Instructions to follow:
Your task is to print the material below exactly as presented.

Extracted records:
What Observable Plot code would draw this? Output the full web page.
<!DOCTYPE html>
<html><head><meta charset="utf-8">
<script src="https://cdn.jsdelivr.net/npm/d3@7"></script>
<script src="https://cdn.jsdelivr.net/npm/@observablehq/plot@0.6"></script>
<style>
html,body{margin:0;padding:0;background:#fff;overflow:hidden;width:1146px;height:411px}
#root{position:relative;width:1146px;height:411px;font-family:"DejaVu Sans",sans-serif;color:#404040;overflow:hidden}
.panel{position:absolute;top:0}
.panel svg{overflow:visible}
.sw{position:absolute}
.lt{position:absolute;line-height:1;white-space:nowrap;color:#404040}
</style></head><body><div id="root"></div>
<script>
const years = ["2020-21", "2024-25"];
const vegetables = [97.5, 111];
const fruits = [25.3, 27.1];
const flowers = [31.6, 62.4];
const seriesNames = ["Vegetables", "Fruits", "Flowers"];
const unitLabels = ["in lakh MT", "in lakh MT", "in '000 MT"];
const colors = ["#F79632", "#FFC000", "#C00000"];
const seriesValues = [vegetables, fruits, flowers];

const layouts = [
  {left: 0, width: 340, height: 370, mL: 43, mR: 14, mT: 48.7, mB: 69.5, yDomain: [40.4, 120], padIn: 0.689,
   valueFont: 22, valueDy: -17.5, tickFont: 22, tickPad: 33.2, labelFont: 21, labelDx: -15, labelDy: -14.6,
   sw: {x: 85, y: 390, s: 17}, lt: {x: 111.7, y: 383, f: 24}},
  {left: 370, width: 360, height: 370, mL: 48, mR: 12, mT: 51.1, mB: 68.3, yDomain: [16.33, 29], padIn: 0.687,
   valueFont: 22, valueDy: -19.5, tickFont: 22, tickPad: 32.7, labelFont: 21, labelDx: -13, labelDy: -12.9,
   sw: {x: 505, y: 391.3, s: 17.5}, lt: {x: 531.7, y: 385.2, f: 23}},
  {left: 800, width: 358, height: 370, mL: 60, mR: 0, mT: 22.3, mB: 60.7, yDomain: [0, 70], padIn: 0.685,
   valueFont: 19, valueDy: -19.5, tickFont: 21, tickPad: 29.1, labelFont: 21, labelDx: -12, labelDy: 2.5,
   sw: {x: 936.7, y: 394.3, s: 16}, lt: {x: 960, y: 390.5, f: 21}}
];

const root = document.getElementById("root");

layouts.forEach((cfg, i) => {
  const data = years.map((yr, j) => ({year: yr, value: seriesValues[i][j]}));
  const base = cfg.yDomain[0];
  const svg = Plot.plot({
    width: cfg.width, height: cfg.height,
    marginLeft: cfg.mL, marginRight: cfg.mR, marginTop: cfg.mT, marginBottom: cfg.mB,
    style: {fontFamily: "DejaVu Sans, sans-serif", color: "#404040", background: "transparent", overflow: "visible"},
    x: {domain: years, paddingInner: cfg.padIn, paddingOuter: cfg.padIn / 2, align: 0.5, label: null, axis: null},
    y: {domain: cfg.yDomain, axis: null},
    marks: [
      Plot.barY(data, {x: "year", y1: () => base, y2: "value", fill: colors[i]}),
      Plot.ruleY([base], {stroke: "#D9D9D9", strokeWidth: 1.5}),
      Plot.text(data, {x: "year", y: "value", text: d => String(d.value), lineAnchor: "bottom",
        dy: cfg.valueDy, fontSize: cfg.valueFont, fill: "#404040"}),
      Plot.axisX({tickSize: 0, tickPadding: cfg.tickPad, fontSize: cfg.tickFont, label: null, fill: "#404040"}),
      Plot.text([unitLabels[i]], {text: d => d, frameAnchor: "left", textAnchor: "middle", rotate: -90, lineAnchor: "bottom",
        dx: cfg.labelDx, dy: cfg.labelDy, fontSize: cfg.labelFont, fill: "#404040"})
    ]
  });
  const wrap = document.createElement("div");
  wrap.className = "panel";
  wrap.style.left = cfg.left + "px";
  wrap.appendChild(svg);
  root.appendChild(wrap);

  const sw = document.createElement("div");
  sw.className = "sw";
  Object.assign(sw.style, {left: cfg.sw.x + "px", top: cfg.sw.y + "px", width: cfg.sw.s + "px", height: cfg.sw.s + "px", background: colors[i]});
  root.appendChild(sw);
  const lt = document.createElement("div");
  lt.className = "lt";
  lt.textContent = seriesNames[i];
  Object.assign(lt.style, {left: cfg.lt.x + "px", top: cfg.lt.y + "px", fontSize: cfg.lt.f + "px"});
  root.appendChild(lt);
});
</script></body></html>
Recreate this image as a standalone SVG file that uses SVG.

Reply to the task:
What Observable Plot code would draw this? Output the full web page.
<!DOCTYPE html>
<html><head><meta charset="utf-8">
<script src="https://cdn.jsdelivr.net/npm/d3@7"></script>
<script src="https://cdn.jsdelivr.net/npm/@observablehq/plot@0.6"></script>
<style>
html,body{margin:0;padding:0;background:#fff;overflow:hidden;width:1146px;height:411px}
#root{position:relative;width:1146px;height:411px;font-family:"DejaVu Sans",sans-serif;color:#404040;overflow:hidden}
.panel{position:absolute;top:0}
.panel svg{overflow:visible}
.sw{position:absolute}
.lt{position:absolute;line-height:1;white-space:nowrap;color:#404040}
</style></head><body><div id="root"></div>
<script>
const years = ["2020-21", "2024-25"];
const vegetables = [97.5, 111];
const fruits = [25.3, 27.1];
const flowers = [31.6, 62.4];
const seriesNames = ["Vegetables", "Fruits", "Flowers"];
const unitLabels = ["in lakh MT", "in lakh MT", "in '000 MT"];
const colors = ["#F79632", "#FFC000", "#C00000"];
const seriesValues = [vegetables, fruits, flowers];

const layouts = [
  {left: 0, width: 340, height: 370, mL: 43, mR: 14, mT: 48.7, mB: 69.5, yDomain: [40.4, 120], padIn: 0.689,
   valueFont: 22, valueDy: -17.5, tickFont: 22, tickPad: 33.2, labelFont: 21, labelDx: -15, labelDy: -14.6,
   sw: {x: 85, y: 390, s: 17}, lt: {x: 111.7, y: 383, f: 24}},
  {left: 370, width: 360, height: 370, mL: 48, mR: 12, mT: 51.1, mB: 68.3, yDomain: [16.33, 29], padIn: 0.687,
   valueFont: 22, valueDy: -19.5, tickFont: 22, tickPad: 32.7, labelFont: 21, labelDx: -13, labelDy: -12.9,
   sw: {x: 505, y: 391.3, s: 17.5}, lt: {x: 531.7, y: 385.2, f: 23}},
  {left: 800, width: 358, height: 370, mL: 60, mR: 0, mT: 22.3, mB: 60.7, yDomain: [0, 70], padIn: 0.685,
   valueFont: 19, valueDy: -19.5, tickFont: 21, tickPad: 29.1, labelFont: 21, labelDx: -12, labelDy: 2.5,
   sw: {x: 936.7, y: 394.3, s: 16}, lt: {x: 960, y: 390.5, f: 21}}
];

const root = document.getElementById("root");

layouts.forEach((cfg, i) => {
  const data = years.map((yr, j) => ({year: yr, value: seriesValues[i][j]}));
  const base = cfg.yDomain[0];
  const svg = Plot.plot({
    width: cfg.width, height: cfg.height,
    marginLeft: cfg.mL, marginRight: cfg.mR, marginTop: cfg.mT, marginBottom: cfg.mB,
    style: {fontFamily: "DejaVu Sans, sans-serif", color: "#404040", background: "transparent", overflow: "visible"},
    x: {domain: years, paddingInner: cfg.padIn, paddingOuter: cfg.padIn / 2, align: 0.5, label: null, axis: null},
    y: {domain: cfg.yDomain, axis: null},
    marks: [
      Plot.barY(data, {x: "year", y1: () => base, y2: "value", fill: colors[i]}),
      Plot.ruleY([base], {stroke: "#D9D9D9", strokeWidth: 1.5}),
      Plot.text(data, {x: "year", y: "value", text: d => String(d.value), lineAnchor: "bottom",
        dy: cfg.valueDy, fontSize: cfg.valueFont, fill: "#404040"}),
      Plot.axisX({tickSize: 0, tickPadding: cfg.tickPad, fontSize: cfg.tickFont, label: null, fill: "#404040"}),
      Plot.text([unitLabels[i]], {text: d => d, frameAnchor: "left", textAnchor: "middle", rotate: -90, lineAnchor: "bottom",
        dx: cfg.labelDx, dy: cfg.labelDy, fontSize: cfg.labelFont, fill: "#404040"})
    ]
  });
  const wrap = document.createElement("div");
  wrap.className = "panel";
  wrap.style.left = cfg.left + "px";
  wrap.appendChild(svg);
  root.appendChild(wrap);

  const sw = document.createElement("div");
  sw.className = "sw";
  Object.assign(sw.style, {left: cfg.sw.x + "px", top: cfg.sw.y + "px", width: cfg.sw.s + "px", height: cfg.sw.s + "px", background: colors[i]});
  root.appendChild(sw);
  const lt = document.createElement("div");
  lt.className = "lt";
  lt.textContent = seriesNames[i];
  Object.assign(lt.style, {left: cfg.lt.x + "px", top: cfg.lt.y + "px", fontSize: cfg.lt.f + "px"});
  root.appendChild(lt);
});
</script></body></html>
Recreate this image as a standalone SVG file that uses SVG.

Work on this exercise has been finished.